Calgary is one of the few markets in Canada where affordability conditions look better than their historical norms, despite continued price growth, and it’s keeping housing in the city attractive relative to other major centres in the country, says a new report by RBC Economics Research.
The Housing Trends and Affordability Report, released on Tuesday, said homebuyer demand in Calgary continues to benefit from attractive affordability levels, a hot labour market, a fast-rising population and a booming provincial economy.
“This is not to say that home prices are cheap in the area – they are in fact the third-highest in the country after Vancouver and Toronto – it is instead a reflection of just how strong household incomes are in Calgary,” said Craig Wright, senior vice-president and chief economist for RBC.
The RBC affordability measures show the proportion of median pre-tax household income that would be required to service the cost of mortgage payments, property taxes and utilities.
In the fourth quarter, RBC measures for Calgary eased by 0.3 percentage points to 34.2 per cent for two-storey homes and by 0.2 percentage points to 33.8 per cent for bungalows. The measure for condominium apartments inched slightly higher by 0.1 percentage points to 20.0 per cent.
“Calgary’s housing sector remains strong and stable as demonstrated by the steady and encouraging rate of price growth alongside the consistent market activity and buyer confidence we are currently seeing, comparable to what we experienced last year. While prices continue to increase, buyer’s confidence and enthusiasm has remained unwavering, as sales activity consistently climbs alongside the housing prices this year,” said Kaitlyn Gottlieb, a realtor with Century 21 Bamber Realty Ltd. in Calgary.
“The luxury market continues to have a considerable influence on the upward sales curve coupled with Calgary’s continued growth economically; the upswing in oil and gas prices; and our substantial inner-city development. With another strong year of forecasted net migration, we are seeing an influx of multi-family housing, as infills and four-plexes take the place of previous rental properties, helping to drive up prices through new development in established inner-city neighbourhoods.”
Gottlieb said Calgary remains an affluent city with a strong economy, attracting higher than expected net migration and enticing both local and foreign investors with attractive interest rates, limited rental availability and high economic growth which is driving both prices and activity upwards as the market moves into the busy spring season.
In Alberta, affordability measures declined by 0.5 percentage points to 34.6 per cent for two-storey homes and by 0.2 percentage points to 32.7 per cent for bungalows. The measure for condominium apartments edged slightly higher by 0.1 percentage points to 19.9 per cent.

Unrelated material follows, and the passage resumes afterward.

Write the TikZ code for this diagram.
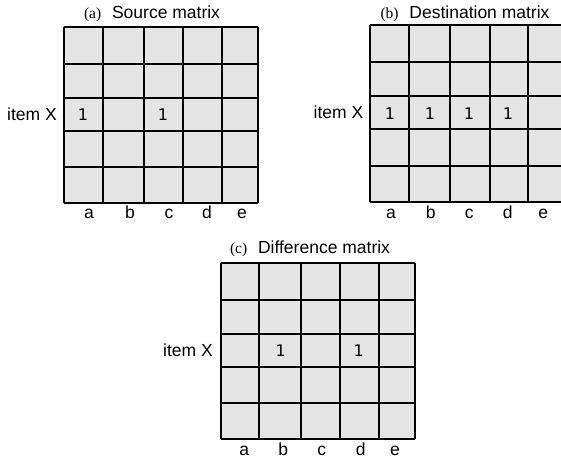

“Affordability levels in Alberta continue to compare favourably against both historical averages in the province and nationally,” said the RBC report. “We expect that constructive affordability conditions, a booming provincial economy, and strong population growth will continue to fuel demand for housing in Alberta in the year ahead.”
Nationally, the affordability measures for both bungalows and two-storey homes edged lower by 0.2 percentage points to 43.1 per cent and 48.7 per cent respectively. The measure for standard condominiums fell 0.1 percentage points to 28.0 per cent.